Pour finir sur ce point, j’aimerais insister sur le rôle essentiel de la médiation culturelle, de l’éducation au cinéma, à l’image pour comprendre, décrypter, sensibiliser et donner le goût des films art et essai. Plus elles commencent tôt, plus les chances d’aiguiser la curiosité, de susciter une envie, voire une passion, sont grandes. Ainsi, les dispositifs mis en place dans le cadre scolaire à la fin des années 80 et au début des années 90 ont fait leurs preuves : des millions d’élèves ont pu découvrir des films patrimoniaux, indépendants, et ont pu aborder des thèmes contemporains, parfois délicats, sous un angle moins traditionnel.

Or, depuis les annonces du précédent ministre de l’Education nationale, l’éducation au cinéma est menacée. Il n’y a pas de volonté d’y mettre fin, mais les effets de bord de la réforme sur la formation des enseignants et de la politique en matière de remplacements ont abouti à grandement fragiliser l’éducation au cinéma.

Les professeurs n’ont plus le temps de se former et n’ont plus la possibilité de se déplacer en salle avec leurs classes. Pour preuve, les deux rectorats qui ont appliqué stricto sensu les directives ont vu le nombre d’élèves bénéficiant de l’éducation à l’image et au cinéma être divisé par… deux ! C’est brutal et vertigineux. Il est donc indispensable d’anticiper dans la perspective de la future rentrée scolaire. Madame la ministre, avez-vous pris attache avec votre collègue de l’Education nationale pour trouver une solution qui préserve l’éducation à l’image et au cinéma à l’Ecole ? Le temps presse !

Pour conclure, avec ce texte législatif, le Sénat clôt une belle séquence sur le cinéma, après l’adoption définitive de la PPL socialiste visant à préserver les établissements cinématographiques en outre-mer. Il est certain que d’autres phases sont à venir : la révision de la chronologie des médias début 2025, la découvrabilité et la mise en valeur des œuvres françaises et européennes sur les plateformes, la protection de notre patrimoine cinématographique ou encore le soutien à la production de documentaires et de films indépendants.
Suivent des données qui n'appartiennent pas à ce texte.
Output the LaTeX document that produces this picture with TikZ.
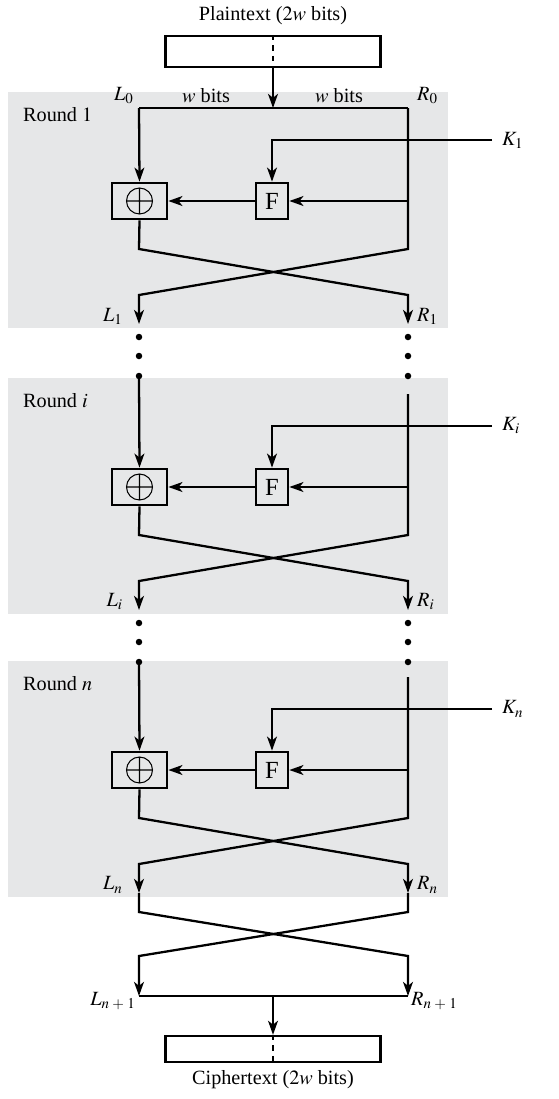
\documentclass[tikz,border=0pt]{standalone}
\usepackage{mathptmx}
\usepackage{fontspec}
\setmainfont{Liberation Serif}
\usepackage{xcolor}
\usepackage{tikz}
\usetikzlibrary{arrows.meta,positioning}
\definecolor{roundgray}{RGB}{230,231,232}

\begin{document}
\begin{tikzpicture}[x=0.02cm,y=-0.02cm,>={Stealth[length=8pt,width=5.6pt,inset=2.2pt]},
  every node/.style={font=\fontsize{11.5}{14}\selectfont},
  wire/.style={line width=1.3pt},
  textbox/.style={draw,line width=1.3pt,minimum width=4.3cm,inner sep=0pt},
  fbox/.style={draw,line width=1.5pt,minimum width=0.64cm,minimum height=0.72cm,inner sep=0pt,font=\fontsize{14}{16}\selectfont},
  xorbox/.style={draw,line width=1.5pt,minimum width=1.1cm,minimum height=0.72cm,inner sep=0pt},
  chaindot/.style={circle,fill,inner sep=0pt,minimum size=0.13cm}]
  \useasboundingbox (0,0) rectangle (558,1099);
  % the three rounds
  \foreach \b/\s/\lt in {201/1/93, 487/i/109, 770/n/109} {
    \fill[roundgray] (8,\b-109) rectangle (448,\b+127);
    \node[anchor=west] (round\s) at (17,\b-86) {Round $\s$};
    \node[xorbox] (xor\s) at (139.5,\b) {};
    \draw[line width=0.6pt] (xor\s.center) circle (0.26cm)
      +(-0.26cm,0) -- +(0.26cm,0) +(0,-0.26cm) -- +(0,0.26cm);
    \node[fbox] (F\s) at (272,\b) {F};
    \coordinate (kin\s) at (492,\b-61);
    \node[anchor=west] (K\s) at (496,\b-61) {$K_\s$};
    \coordinate (ltop\s) at (139,\b-\lt);
    \coordinate (rtop\s) at (408,\b-93);
    \coordinate (rmid\s) at (408,\b);
    \coordinate (xl\s) at (139,\b+48);
    \coordinate (xr\s) at (408,\b+48);
    \coordinate (yl\s) at (139,\b+94);
    \coordinate (yr\s) at (408,\b+94);
    \coordinate (tl\s) at (139,\b+123);
    \coordinate (tr\s) at (408,\b+123);
    \draw[wire,->] (kin\s) -| (F\s.north);
    \draw[wire,->] (ltop\s) -- (xor\s.north);
    \draw[wire,->] (rmid\s) -- (F\s.east);
    \draw[wire,->] (F\s.west) -- (xor\s.east);
    \draw[wire,->] (xor\s.south) -- (xl\s) -- (yr\s) -- (tr\s);
    \draw[wire,->] (rtop\s) -- (xr\s) -- (yl\s) -- (tl\s);
    \node[anchor=east] (Lout\s) at (129,\b+115) {$L_\s$};
    \node[anchor=west] (Rout\s) at (411,\b+115) {$R_\s$};
  }
  \foreach \b/\s in {201/1, 487/i}
    \foreach \d in {136,155,175} {
      \node[chaindot] (dotl\s\d) at (139,\b+\d) {};
      \node[chaindot] (dotr\s\d) at (408,\b+\d) {};
    }
  % input
  \node (ptext) at (273,16) {Plaintext ($2w$ bits)};
  \node[textbox,minimum height=0.62cm] (pbox) at (273,51.5) {};
  \draw[dashed,line width=0.6pt] (pbox.north) -- (pbox.south);
  \coordinate (split) at (273,108);
  \draw[wire,->] (pbox.south) -- (split);
  \draw[wire] (ltop1) -- (rtop1);
  \node[anchor=east] (L0) at (140,96) {$L_0$};
  \node[anchor=west] (R0) at (411,96) {$R_0$};
  \node (wl) at (206,96) {$w$ bits};
  \node (wr) at (339,96) {$w$ bits};
  % final swap and output
  \coordinate (cl) at (139,912);
  \coordinate (cr) at (408,912);
  \coordinate (dl) at (139,956);
  \coordinate (dr) at (408,956);
  \coordinate (Lend) at (139,996);
  \coordinate (Rend) at (408,996);
  \coordinate (join) at (273,996);
  \draw[wire,->] (tln) -- (cl) -- (dr) -- (Rend);
  \draw[wire,->] (trn) -- (cr) -- (dl) -- (Lend);
  \draw[wire] (Lend) -- (Rend);
  \node[anchor=east] (Lfin) at (142,1001) {$L_{n\;+\;1}$};
  \node[anchor=west] (Rfin) at (405,1001) {$R_{n\;+\;1}$};
  \node[textbox,minimum height=0.52cm] (cbox) at (273,1049) {};
  \draw[wire,->] (join) -- (cbox.north);
  \draw[dashed,line width=0.6pt] (cbox.north) -- (cbox.south);
  \node (ctext) at (273,1080) {Ciphertext ($2w$ bits)};
\end{tikzpicture}
\end{document}
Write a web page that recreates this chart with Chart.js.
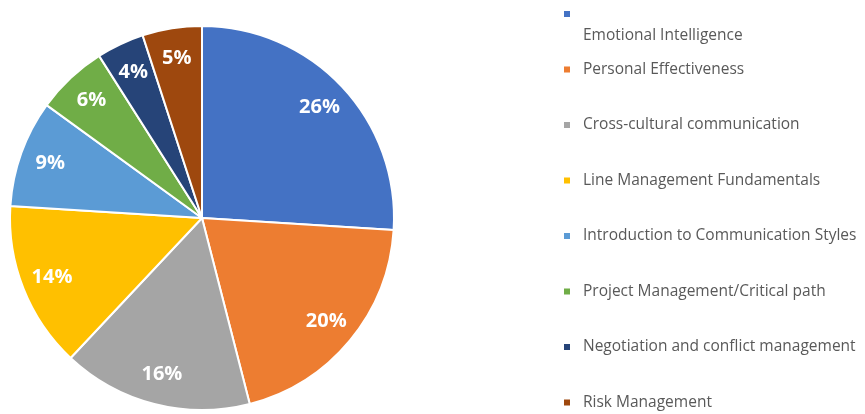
<!DOCTYPE html>
<html lang="en">
<head>
    <meta charset="utf-8">
    <title>Training Courses</title>
    <style>
        * { margin: 0; padding: 0; box-sizing: border-box; }
        body { background: #ffffff; width: 865px; height: 414px; overflow: hidden; }
        .wrapper { position: relative; width: 865px; height: 414px; }
    </style>
</head>
<body>
    <div class="wrapper">
        <canvas id="pie"></canvas>
    </div>

    <script src="https://cdn.jsdelivr.net/npm/chart.js@4.4.1/dist/chart.umd.min.js"></script>
    <script>
        // Course names (the first one wraps onto a second line in the legend)
        const courses = [
            "\nEmotional Intelligence",
            "Personal Effectiveness",
            "Cross-cultural communication",
            "Line Management Fundamentals",
            "Introduction to Communication Styles",
            "Project Management/Critical path",
            "Negotiation and conflict management",
            "Risk Management"
        ];
        // Share of each course, in percent
        const shares = [26, 20, 16, 14, 9, 6, 4, 5];
        const sliceColors = [
            "#4472C4", "#ED7D31", "#A5A5A5", "#FFC000",
            "#5B9BD5", "#70AD47", "#264478", "#9E480E"
        ];

        const FONT = "'Open Sans', sans-serif";

        // Percent labels drawn inside each slice, near the outer edge
        const sliceLabels = {
            id: "sliceLabels",
            afterDatasetsDraw(chart) {
                const ctx = chart.ctx;
                const meta = chart.getDatasetMeta(0);
                ctx.save();
                ctx.fillStyle = "#ffffff";
                ctx.font = "bold 20px " + FONT;
                ctx.textAlign = "center";
                ctx.textBaseline = "middle";
                meta.data.forEach((arc, i) => {
                    const mid = (arc.startAngle + arc.endAngle) / 2;
                    const r = arc.outerRadius * 0.84;
                    ctx.fillText(shares[i] + "%", arc.x + Math.cos(mid) * r, arc.y + Math.sin(mid) * r);
                });
                ctx.restore();
            }
        };

        // Legend on the right, one row per course
        const sideLegend = {
            id: "sideLegend",
            afterDraw(chart) {
                const ctx = chart.ctx;
                const x = 567, top = 14, step = 55.5;
                ctx.save();
                ctx.font = "15.5px " + FONT;
                ctx.textBaseline = "middle";
                courses.forEach((name, i) => {
                    const y = top + i * step;
                    ctx.fillStyle = sliceColors[i];
                    ctx.fillRect(x - 3, y - 3, 6, 6);
                    ctx.fillStyle = "#595959";
                    name.split("\n").forEach((line, j) => {
                        ctx.fillText(line, x + 16, y + j * 22);
                    });
                });
                ctx.restore();
            }
        };

        new Chart(document.getElementById("pie"), {
            type: "pie",
            plugins: [sliceLabels, sideLegend],
            data: {
                labels: courses,
                datasets: [{
                    data: shares,
                    backgroundColor: sliceColors,
                    borderColor: "#ffffff",
                    borderWidth: 2
                }]
            },
            options: {
                responsive: true,
                maintainAspectRatio: false,
                animation: false,
                layout: { padding: { left: 9, top: 25, right: 470, bottom: 3 } },
                plugins: {
                    legend: { display: false },
                    tooltip: { enabled: false }
                }
            }
        });
    </script>
</body>
</html>
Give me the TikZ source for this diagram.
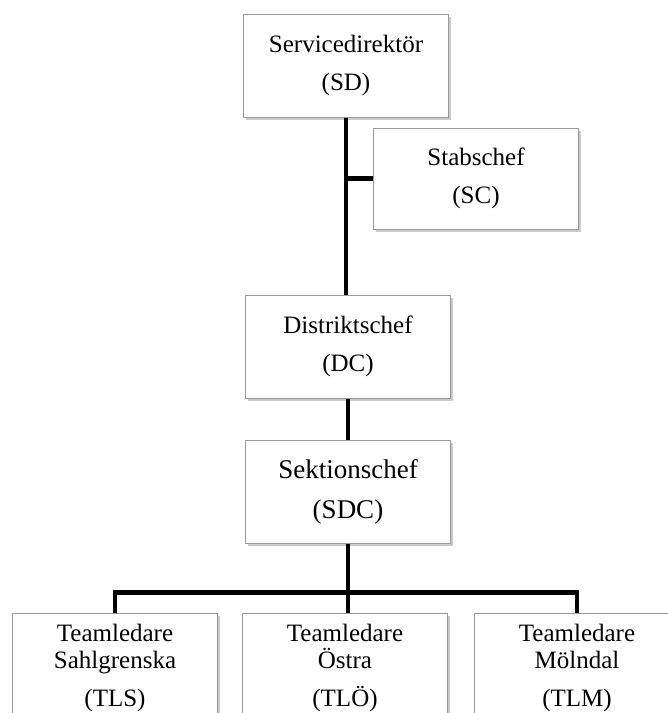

(« Si nous devons nous résigner à vivre sans la beauté et la liberté qu’elle signifie, le mythe de Prométhée est un de ceux qui nous rappelleront que toute mutilation de l’homme ne peut être que provisoire et qu’on ne sert rien de l’homme si on ne le sert pas tout entier. S’il a faim de pain et de bruyère, et s’il est vrai que le pain est le plus nécessaire, apprenons à préserver le souvenir de la bruyère », cette « bruyère » qui peut prendre la forme d’un film, d’une scène, d’une image, d’un dialogue ou d’un récit, tout simplement d’une émotion imprégnée en nous.)